### RECORDED DATA
** Begin **

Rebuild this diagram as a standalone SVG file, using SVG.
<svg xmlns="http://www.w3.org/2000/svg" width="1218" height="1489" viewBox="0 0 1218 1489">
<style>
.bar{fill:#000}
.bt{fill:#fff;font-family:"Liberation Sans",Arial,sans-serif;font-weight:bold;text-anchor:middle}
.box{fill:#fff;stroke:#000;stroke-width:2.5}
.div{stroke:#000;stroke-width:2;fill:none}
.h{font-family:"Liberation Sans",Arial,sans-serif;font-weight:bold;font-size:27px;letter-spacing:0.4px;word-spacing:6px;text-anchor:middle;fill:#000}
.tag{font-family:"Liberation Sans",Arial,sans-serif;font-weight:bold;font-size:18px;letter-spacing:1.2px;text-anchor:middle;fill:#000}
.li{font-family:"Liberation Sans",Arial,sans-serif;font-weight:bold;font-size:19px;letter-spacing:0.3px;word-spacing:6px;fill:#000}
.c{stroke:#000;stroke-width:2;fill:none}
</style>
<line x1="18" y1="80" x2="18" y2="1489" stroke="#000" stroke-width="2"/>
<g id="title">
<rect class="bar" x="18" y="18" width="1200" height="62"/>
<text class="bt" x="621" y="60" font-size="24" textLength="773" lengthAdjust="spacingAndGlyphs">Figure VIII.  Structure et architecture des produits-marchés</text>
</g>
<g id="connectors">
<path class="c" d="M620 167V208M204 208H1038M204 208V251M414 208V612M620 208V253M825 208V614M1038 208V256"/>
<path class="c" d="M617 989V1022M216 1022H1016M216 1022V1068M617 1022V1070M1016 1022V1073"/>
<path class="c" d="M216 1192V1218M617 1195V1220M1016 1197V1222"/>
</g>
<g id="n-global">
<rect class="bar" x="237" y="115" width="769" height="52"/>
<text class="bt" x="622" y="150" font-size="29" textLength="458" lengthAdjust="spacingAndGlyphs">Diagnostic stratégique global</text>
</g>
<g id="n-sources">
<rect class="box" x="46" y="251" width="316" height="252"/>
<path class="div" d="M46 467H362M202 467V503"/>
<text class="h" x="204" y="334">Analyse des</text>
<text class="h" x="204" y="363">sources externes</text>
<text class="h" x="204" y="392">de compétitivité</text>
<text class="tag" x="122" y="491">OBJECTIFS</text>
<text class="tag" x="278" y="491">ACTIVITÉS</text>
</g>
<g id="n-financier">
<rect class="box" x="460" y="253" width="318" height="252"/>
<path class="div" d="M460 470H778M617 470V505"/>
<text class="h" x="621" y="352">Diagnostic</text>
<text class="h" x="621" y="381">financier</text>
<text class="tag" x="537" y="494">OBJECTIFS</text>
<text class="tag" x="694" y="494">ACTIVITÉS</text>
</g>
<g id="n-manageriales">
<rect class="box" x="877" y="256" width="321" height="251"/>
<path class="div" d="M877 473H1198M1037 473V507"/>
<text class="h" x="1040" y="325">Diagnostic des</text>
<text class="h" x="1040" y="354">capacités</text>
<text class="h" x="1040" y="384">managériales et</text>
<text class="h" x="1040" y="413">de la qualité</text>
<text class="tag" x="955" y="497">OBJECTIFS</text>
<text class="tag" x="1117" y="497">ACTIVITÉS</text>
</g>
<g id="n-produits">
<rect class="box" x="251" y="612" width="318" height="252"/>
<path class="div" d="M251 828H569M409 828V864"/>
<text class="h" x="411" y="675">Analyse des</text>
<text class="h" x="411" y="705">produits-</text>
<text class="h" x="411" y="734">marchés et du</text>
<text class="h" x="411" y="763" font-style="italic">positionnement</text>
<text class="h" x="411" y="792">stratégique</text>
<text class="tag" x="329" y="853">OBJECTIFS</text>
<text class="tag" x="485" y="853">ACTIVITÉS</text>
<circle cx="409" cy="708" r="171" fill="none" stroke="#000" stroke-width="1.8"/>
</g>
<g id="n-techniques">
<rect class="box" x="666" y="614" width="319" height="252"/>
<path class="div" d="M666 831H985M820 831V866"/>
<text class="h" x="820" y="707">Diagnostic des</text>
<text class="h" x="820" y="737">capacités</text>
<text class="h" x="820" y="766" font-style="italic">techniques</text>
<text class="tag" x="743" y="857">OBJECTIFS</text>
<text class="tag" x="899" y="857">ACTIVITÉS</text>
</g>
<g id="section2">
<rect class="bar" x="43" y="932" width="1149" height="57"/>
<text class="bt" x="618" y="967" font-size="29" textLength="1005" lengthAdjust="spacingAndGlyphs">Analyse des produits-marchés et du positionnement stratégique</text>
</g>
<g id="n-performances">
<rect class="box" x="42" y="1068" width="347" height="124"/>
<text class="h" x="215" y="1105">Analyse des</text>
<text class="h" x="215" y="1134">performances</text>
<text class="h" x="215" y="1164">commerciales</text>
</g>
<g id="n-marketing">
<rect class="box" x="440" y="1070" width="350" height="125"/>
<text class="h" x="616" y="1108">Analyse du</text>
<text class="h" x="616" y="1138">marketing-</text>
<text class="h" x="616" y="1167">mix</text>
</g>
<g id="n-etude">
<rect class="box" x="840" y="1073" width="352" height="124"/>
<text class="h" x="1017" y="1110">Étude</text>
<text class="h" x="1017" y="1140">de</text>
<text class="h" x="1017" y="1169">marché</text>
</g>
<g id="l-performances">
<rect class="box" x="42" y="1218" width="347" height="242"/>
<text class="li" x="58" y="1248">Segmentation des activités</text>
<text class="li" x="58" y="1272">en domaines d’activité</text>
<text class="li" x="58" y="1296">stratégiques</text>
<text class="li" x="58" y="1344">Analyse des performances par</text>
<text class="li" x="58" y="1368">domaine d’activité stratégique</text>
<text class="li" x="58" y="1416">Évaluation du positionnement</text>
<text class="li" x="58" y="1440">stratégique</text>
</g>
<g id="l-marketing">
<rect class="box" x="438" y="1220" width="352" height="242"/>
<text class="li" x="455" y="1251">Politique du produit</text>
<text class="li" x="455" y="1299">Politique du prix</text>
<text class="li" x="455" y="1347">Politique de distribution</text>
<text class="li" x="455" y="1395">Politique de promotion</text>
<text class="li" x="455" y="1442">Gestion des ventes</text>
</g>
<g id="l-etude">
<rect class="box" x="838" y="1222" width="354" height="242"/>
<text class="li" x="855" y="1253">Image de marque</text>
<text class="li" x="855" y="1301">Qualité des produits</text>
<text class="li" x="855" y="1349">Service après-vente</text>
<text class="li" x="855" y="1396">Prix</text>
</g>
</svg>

** End **

### AIM
Without leaving anything out, quote all the data.

### TASK SOLUTION
Rebuild this diagram as a standalone SVG file, using SVG.
<svg xmlns="http://www.w3.org/2000/svg" width="1218" height="1489" viewBox="0 0 1218 1489">
<style>
.bar{fill:#000}
.bt{fill:#fff;font-family:"Liberation Sans",Arial,sans-serif;font-weight:bold;text-anchor:middle}
.box{fill:#fff;stroke:#000;stroke-width:2.5}
.div{stroke:#000;stroke-width:2;fill:none}
.h{font-family:"Liberation Sans",Arial,sans-serif;font-weight:bold;font-size:27px;letter-spacing:0.4px;word-spacing:6px;text-anchor:middle;fill:#000}
.tag{font-family:"Liberation Sans",Arial,sans-serif;font-weight:bold;font-size:18px;letter-spacing:1.2px;text-anchor:middle;fill:#000}
.li{font-family:"Liberation Sans",Arial,sans-serif;font-weight:bold;font-size:19px;letter-spacing:0.3px;word-spacing:6px;fill:#000}
.c{stroke:#000;stroke-width:2;fill:none}
</style>
<line x1="18" y1="80" x2="18" y2="1489" stroke="#000" stroke-width="2"/>
<g id="title">
<rect class="bar" x="18" y="18" width="1200" height="62"/>
<text class="bt" x="621" y="60" font-size="24" textLength="773" lengthAdjust="spacingAndGlyphs">Figure VIII.  Structure et architecture des produits-marchés</text>
</g>
<g id="connectors">
<path class="c" d="M620 167V208M204 208H1038M204 208V251M414 208V612M620 208V253M825 208V614M1038 208V256"/>
<path class="c" d="M617 989V1022M216 1022H1016M216 1022V1068M617 1022V1070M1016 1022V1073"/>
<path class="c" d="M216 1192V1218M617 1195V1220M1016 1197V1222"/>
</g>
<g id="n-global">
<rect class="bar" x="237" y="115" width="769" height="52"/>
<text class="bt" x="622" y="150" font-size="29" textLength="458" lengthAdjust="spacingAndGlyphs">Diagnostic stratégique global</text>
</g>
<g id="n-sources">
<rect class="box" x="46" y="251" width="316" height="252"/>
<path class="div" d="M46 467H362M202 467V503"/>
<text class="h" x="204" y="334">Analyse des</text>
<text class="h" x="204" y="363">sources externes</text>
<text class="h" x="204" y="392">de compétitivité</text>
<text class="tag" x="122" y="491">OBJECTIFS</text>
<text class="tag" x="278" y="491">ACTIVITÉS</text>
</g>
<g id="n-financier">
<rect class="box" x="460" y="253" width="318" height="252"/>
<path class="div" d="M460 470H778M617 470V505"/>
<text class="h" x="621" y="352">Diagnostic</text>
<text class="h" x="621" y="381">financier</text>
<text class="tag" x="537" y="494">OBJECTIFS</text>
<text class="tag" x="694" y="494">ACTIVITÉS</text>
</g>
<g id="n-manageriales">
<rect class="box" x="877" y="256" width="321" height="251"/>
<path class="div" d="M877 473H1198M1037 473V507"/>
<text class="h" x="1040" y="325">Diagnostic des</text>
<text class="h" x="1040" y="354">capacités</text>
<text class="h" x="1040" y="384">managériales et</text>
<text class="h" x="1040" y="413">de la qualité</text>
<text class="tag" x="955" y="497">OBJECTIFS</text>
<text class="tag" x="1117" y="497">ACTIVITÉS</text>
</g>
<g id="n-produits">
<rect class="box" x="251" y="612" width="318" height="252"/>
<path class="div" d="M251 828H569M409 828V864"/>
<text class="h" x="411" y="675">Analyse des</text>
<text class="h" x="411" y="705">produits-</text>
<text class="h" x="411" y="734">marchés et du</text>
<text class="h" x="411" y="763" font-style="italic">positionnement</text>
<text class="h" x="411" y="792">stratégique</text>
<text class="tag" x="329" y="853">OBJECTIFS</text>
<text class="tag" x="485" y="853">ACTIVITÉS</text>
<circle cx="409" cy="708" r="171" fill="none" stroke="#000" stroke-width="1.8"/>
</g>
<g id="n-techniques">
<rect class="box" x="666" y="614" width="319" height="252"/>
<path class="div" d="M666 831H985M820 831V866"/>
<text class="h" x="820" y="707">Diagnostic des</text>
<text class="h" x="820" y="737">capacités</text>
<text class="h" x="820" y="766" font-style="italic">techniques</text>
<text class="tag" x="743" y="857">OBJECTIFS</text>
<text class="tag" x="899" y="857">ACTIVITÉS</text>
</g>
<g id="section2">
<rect class="bar" x="43" y="932" width="1149" height="57"/>
<text class="bt" x="618" y="967" font-size="29" textLength="1005" lengthAdjust="spacingAndGlyphs">Analyse des produits-marchés et du positionnement stratégique</text>
</g>
<g id="n-performances">
<rect class="box" x="42" y="1068" width="347" height="124"/>
<text class="h" x="215" y="1105">Analyse des</text>
<text class="h" x="215" y="1134">performances</text>
<text class="h" x="215" y="1164">commerciales</text>
</g>
<g id="n-marketing">
<rect class="box" x="440" y="1070" width="350" height="125"/>
<text class="h" x="616" y="1108">Analyse du</text>
<text class="h" x="616" y="1138">marketing-</text>
<text class="h" x="616" y="1167">mix</text>
</g>
<g id="n-etude">
<rect class="box" x="840" y="1073" width="352" height="124"/>
<text class="h" x="1017" y="1110">Étude</text>
<text class="h" x="1017" y="1140">de</text>
<text class="h" x="1017" y="1169">marché</text>
</g>
<g id="l-performances">
<rect class="box" x="42" y="1218" width="347" height="242"/>
<text class="li" x="58" y="1248">Segmentation des activités</text>
<text class="li" x="58" y="1272">en domaines d’activité</text>
<text class="li" x="58" y="1296">stratégiques</text>
<text class="li" x="58" y="1344">Analyse des performances par</text>
<text class="li" x="58" y="1368">domaine d’activité stratégique</text>
<text class="li" x="58" y="1416">Évaluation du positionnement</text>
<text class="li" x="58" y="1440">stratégique</text>
</g>
<g id="l-marketing">
<rect class="box" x="438" y="1220" width="352" height="242"/>
<text class="li" x="455" y="1251">Politique du produit</text>
<text class="li" x="455" y="1299">Politique du prix</text>
<text class="li" x="455" y="1347">Politique de distribution</text>
<text class="li" x="455" y="1395">Politique de promotion</text>
<text class="li" x="455" y="1442">Gestion des ventes</text>
</g>
<g id="l-etude">
<rect class="box" x="838" y="1222" width="354" height="242"/>
<text class="li" x="855" y="1253">Image de marque</text>
<text class="li" x="855" y="1301">Qualité des produits</text>
<text class="li" x="855" y="1349">Service après-vente</text>
<text class="li" x="855" y="1396">Prix</text>
</g>
</svg>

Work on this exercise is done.